*SHORT TASK*
Return nothing but the lines from the one with "Give me the" through the one with "const INK = '#1c1c1c';" in the data below, word for word and without pictures.

*EXERCISE INPUTS*
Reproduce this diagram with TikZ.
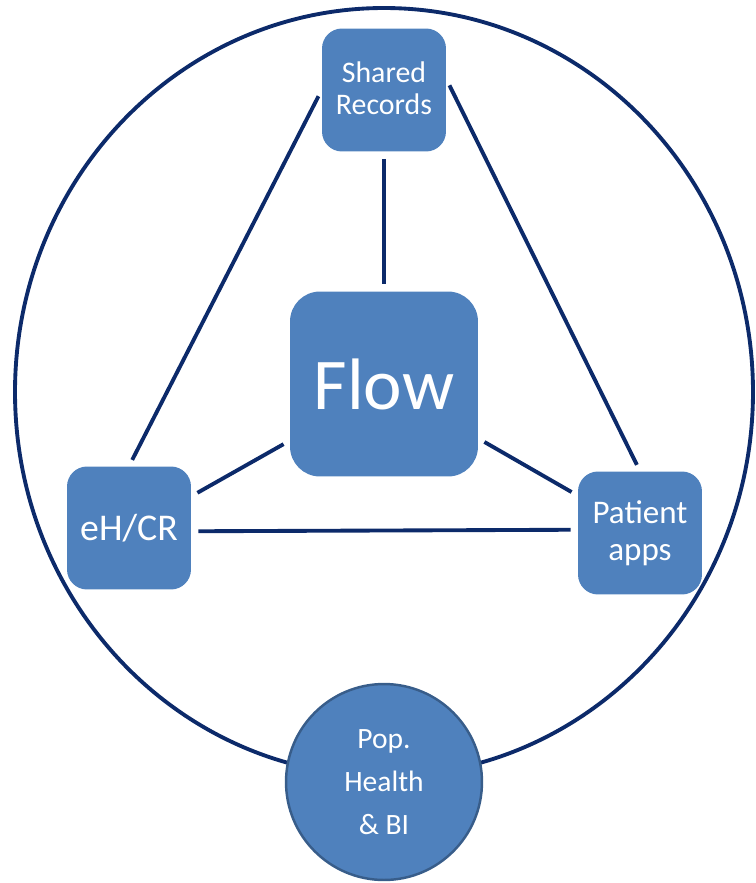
\documentclass[tikz,border=0pt]{standalone}
\usepackage{fontspec}
\setmainfont{Carlito}
\definecolor{boxblue}{HTML}{4F81BD}
\definecolor{navy}{HTML}{0C2A6A}
\definecolor{rimblue}{HTML}{385D8A}

\begin{document}
\begin{tikzpicture}[x=0.02cm,y=-0.02cm,
  box/.style={fill=boxblue,rounded corners=0.4cm,align=center,text=white,
    minimum width=2.48cm,minimum height=2.46cm,inner sep=0pt},
  edge/.style={draw=navy,line width=2.2pt,shorten <=0.14cm,shorten >=0.14cm}
]
  \useasboundingbox (0,0) rectangle (756,883);
  \draw[navy,line width=2.2pt] (384,392) ellipse [x radius=369,y radius=384];

  \node[box,font=\fontsize{17}{18.5}\selectfont] (shared) at (384,90)
    {\raisebox{2pt}{Shared}\\\raisebox{2pt}{Records}};
  \node[box,minimum width=3.76cm,minimum height=3.7cm,rounded corners=0.6cm,
    font=\fontsize{41.5}{48}\selectfont] (flow) at (384,384) {Flow};
  \node[box,font=\fontsize{21.5}{24}\selectfont] (ehcr) at (129,528) {eH/CR};
  \node[box,font=\fontsize{18.8}{21}\selectfont] (patient) at (640,533) {Patient\\apps};
  \node[circle,fill=boxblue,draw=rimblue,line width=1.4pt,minimum size=3.92cm,
    text=white,align=center,font=\fontsize{16.8}{24.4}\selectfont] (pop) at (384,782)
    {Pop.\\Health\\\& BI};

  \draw[edge] (shared) -- (flow);
  \draw[edge] (shared.west) -- (ehcr.north);
  \draw[edge] (shared.10) -- (patient.north);
  \draw[edge] (flow.211) -- (ehcr.27);
  \draw[edge] (flow.330) -- (patient.149);
  \draw[edge] (ehcr.-3) -- (patient.177);
\end{tikzpicture}
\end{document}
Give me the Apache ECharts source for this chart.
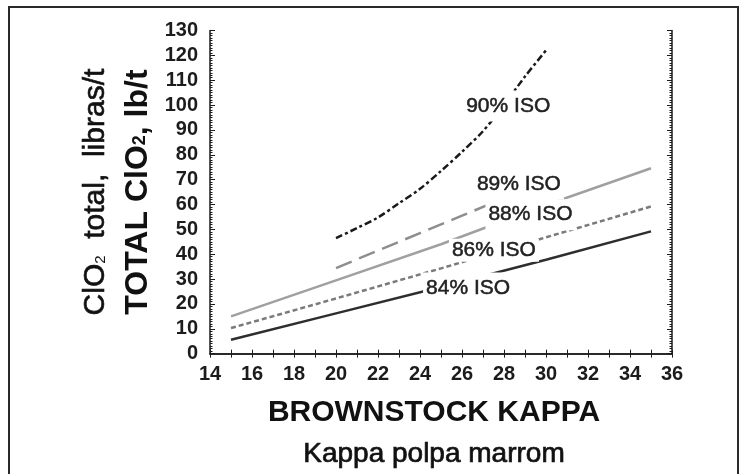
<!DOCTYPE html>
<html>
<head>
<meta charset="utf-8">
<script src="https://cdn.jsdelivr.net/npm/echarts@6/dist/echarts.min.js"></script>
<style>
  html, body { margin: 0; padding: 0; background: #fff; }
  #chart { width: 748px; height: 474px; }
</style>
</head>
<body>
<div id="chart"></div>
<script>
// Brownstock kappa (x) against total ClO2 demand, lb/t (y), one curve per target brightness
const kappaFull = [15, 20, 25, 30, 35];
const clo2_84 = [5.6, 16.2, 26.8, 37.8, 49.2];
const clo2_86 = [10.3, 22.2, 34.3, 46.8, 59.2];
const clo2_88 = [15.0, 29.5, 44.0, 59.8, 74.6];

const kappa89 = [20, 22, 24, 26, 27.7];
const clo2_89 = [34.4, 41.5, 48.5, 55.5, 61.5];

const kappa90 = [20, 21, 22, 23, 24, 25, 26, 27, 28, 29, 30];
const clo2_90 = [46.5, 50.5, 54.8, 60.5, 66.3, 73.5, 81.2, 89.5, 100, 111.5, 122];

const curveNames = ['84% ISO', '86% ISO', '88% ISO', '89% ISO', '90% ISO'];
// where each curve's name is written (kappa, lb/t)
const tagKappa = [26.29, 27.52, 29.26, 28.71, 28.2];
const tagClo2 = [26.4, 41.6, 55.9, 68.2, 99.6];

const xTicks = { min: 14, max: 36, step: 2 };
const yTicks = { min: 0, max: 130, step: 10 };

const pairs = (xs, ys) => xs.map((x, i) => [x, ys[i]]);

const FONT = '"Liberation Sans", Arial, sans-serif';
const INK = '#1c1c1c';

function lineSeries(name, data, color, type, width, smooth) {
  return {
    name, type: 'line', data, smooth: smooth || false,
    showSymbol: false, symbol: 'none', silent: true, z: 2,
    lineStyle: { color, width, type, cap: 'butt' }
  };
}

const axisCommon = {
  type: 'value',
  axisLine: { show: true, lineStyle: { color: INK, width: 1.5 } },
  axisTick: { show: true, inside: true, length: 4, lineStyle: { color: INK, width: 1 } },
  minorTick: { show: true, length: 3, lineStyle: { color: INK, width: 1 } },
  splitLine: { show: false },
  minorSplitLine: { show: false }
};

const tickFont = { fontSize: 20, fontWeight: 'bold', color: INK, fontFamily: FONT };

const chart = echarts.init(document.getElementById('chart'), null, { renderer: 'canvas' });

chart.setOption({
  animation: false,
  backgroundColor: '#fff',
  textStyle: { fontFamily: FONT },
  grid: { left: 210, right: 76, top: 30.5, bottom: 120, containLabel: false },
  xAxis: [
    Object.assign({}, axisCommon, {
      position: 'bottom',
      min: xTicks.min, max: xTicks.max, interval: xTicks.step,
      minorTick: Object.assign({}, axisCommon.minorTick, { splitNumber: 2, length: 4 }),
      axisLabel: Object.assign({ margin: 11 }, tickFont),
      name: '{b|BROWNSTOCK KAPPA}\n{r|Kappa polpa marrom}',
      nameLocation: 'middle',
      nameGap: 38,
      nameTextStyle: {
        padding: [0, 14, 0, 0],
        rich: {
          b: { fontSize: 30, fontWeight: 'bold', color: '#111', lineHeight: 42, fontFamily: FONT },
          r: { fontSize: 28, color: '#111', lineHeight: 42, fontFamily: FONT,
               textBorderColor: '#111', textBorderWidth: 0.7 }
        }
      }
    }),
    Object.assign({}, axisCommon, {
      position: 'top',
      min: xTicks.min, max: xTicks.max, interval: xTicks.step,
      minorTick: Object.assign({}, axisCommon.minorTick, { splitNumber: 2, length: 4 }),
      axisLabel: { show: false }
    })
  ],
  yAxis: [
    Object.assign({}, axisCommon, {
      position: 'left',
      min: yTicks.min, max: yTicks.max, interval: yTicks.step,
      minorTick: Object.assign({}, axisCommon.minorTick, { splitNumber: 10, length: 2.5 }),
      axisTick: Object.assign({}, axisCommon.axisTick, { length: 5 }),
      axisLabel: Object.assign({ margin: 12 }, tickFont),
      name: '{r|ClO}{rs|2}{r|  total,  libras/t}\n{b|TOTAL ClO}{bs|2}{b|, lb/t}',
      nameLocation: 'middle',
      nameRotate: 90,
      nameGap: 25,
      nameTextStyle: {
        rich: {
          r: { fontSize: 30, color: '#111', lineHeight: 43, verticalAlign: 'bottom', fontFamily: FONT,
               textBorderColor: '#111', textBorderWidth: 0.6 },
          rs: { fontSize: 15, color: '#111', lineHeight: 15, verticalAlign: 'bottom', padding: [0, 0, 2, 0], fontFamily: FONT },
          b: { fontSize: 32, fontWeight: 'bold', color: '#111', lineHeight: 43, verticalAlign: 'bottom', fontFamily: FONT },
          bs: { fontSize: 18, fontWeight: 'bold', color: '#111', lineHeight: 18, verticalAlign: 'bottom', padding: [0, 0, 5, 0], fontFamily: FONT }
        }
      }
    }),
    Object.assign({}, axisCommon, {
      position: 'right',
      min: yTicks.min, max: yTicks.max, interval: yTicks.step,
      minorTick: Object.assign({}, axisCommon.minorTick, { splitNumber: 10, length: 2.5 }),
      axisTick: Object.assign({}, axisCommon.axisTick, { length: 5 }),
      axisLabel: { show: false }
    })
  ],
  series: [
    lineSeries('84% ISO', pairs(kappaFull, clo2_84), '#2e2e2e', 'solid', 2.5),
    lineSeries('86% ISO', pairs(kappaFull, clo2_86), '#7a7a7a', [5, 3], 2.5),
    lineSeries('88% ISO', pairs(kappaFull, clo2_88), '#a0a0a0', 'solid', 2.5),
    lineSeries('89% ISO', pairs(kappa89, clo2_89), '#8e8e8e', [17, 8], 2.5),
    lineSeries('90% ISO', pairs(kappa90, clo2_90), '#1a1a1a', [7, 3, 3, 3], 2.5, 0.3),
    {
      name: 'tags',
      type: 'scatter',
      silent: true,
      symbolSize: 0,
      z: 5,
      itemStyle: { opacity: 1 },
      data: curveNames.map((t, i) => ({
        value: [tagKappa[i], tagClo2[i]],
        name: t,
        label: { padding: i === 1 ? [1, 3] : [5, 3] }
      })),
      label: {
        show: true,
        position: 'inside',
        formatter: p => p.name,
        fontSize: 21,
        color: '#222',
        textBorderColor: '#222',
        textBorderWidth: 0.5,
        fontFamily: FONT,
        backgroundColor: '#ffffff'
      }
    }
  ],
  graphic: [
    {
      type: 'rect',
      silent: true,
      z: 10,
      shape: { x: 9, y: 7, width: 729, height: 500 },
      style: { fill: 'none', stroke: '#2a2a2a', lineWidth: 2 }
    }
  ]
});
</script>
</body>
</html>
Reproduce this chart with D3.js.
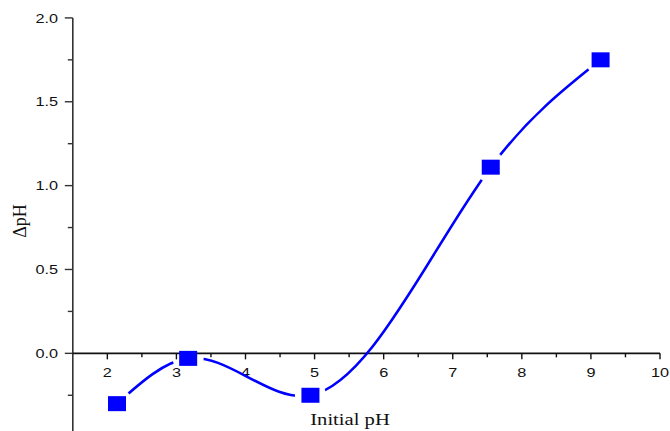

*PROBLEM SOLUTION*
Give me the Apache ECharts source for this chart.
<!DOCTYPE html>
<html>
<head>
<meta charset="utf-8">
<script src="https://cdn.jsdelivr.net/npm/echarts@6/dist/echarts.min.js"></script>
<style>
  html, body { margin: 0; padding: 0; background: #fff; }
  #chart { width: 748px; height: 474px; }
</style>
</head>
<body>
<div id="chart"></div>
<script>
// Brownstock kappa (x) against total ClO2 demand, lb/t (y), one curve per target brightness
const kappaFull = [15, 20, 25, 30, 35];
const clo2_84 = [5.6, 16.2, 26.8, 37.8, 49.2];
const clo2_86 = [10.3, 22.2, 34.3, 46.8, 59.2];
const clo2_88 = [15.0, 29.5, 44.0, 59.8, 74.6];

const kappa89 = [20, 22, 24, 26, 27.7];
const clo2_89 = [34.4, 41.5, 48.5, 55.5, 61.5];

const kappa90 = [20, 21, 22, 23, 24, 25, 26, 27, 28, 29, 30];
const clo2_90 = [46.5, 50.5, 54.8, 60.5, 66.3, 73.5, 81.2, 89.5, 100, 111.5, 122];

const curveNames = ['84% ISO', '86% ISO', '88% ISO', '89% ISO', '90% ISO'];
// where each curve's name is written (kappa, lb/t)
const tagKappa = [26.29, 27.52, 29.26, 28.71, 28.2];
const tagClo2 = [26.4, 41.6, 55.9, 68.2, 99.6];

const xTicks = { min: 14, max: 36, step: 2 };
const yTicks = { min: 0, max: 130, step: 10 };

const pairs = (xs, ys) => xs.map((x, i) => [x, ys[i]]);

const FONT = '"Liberation Sans", Arial, sans-serif';
const INK = '#1c1c1c';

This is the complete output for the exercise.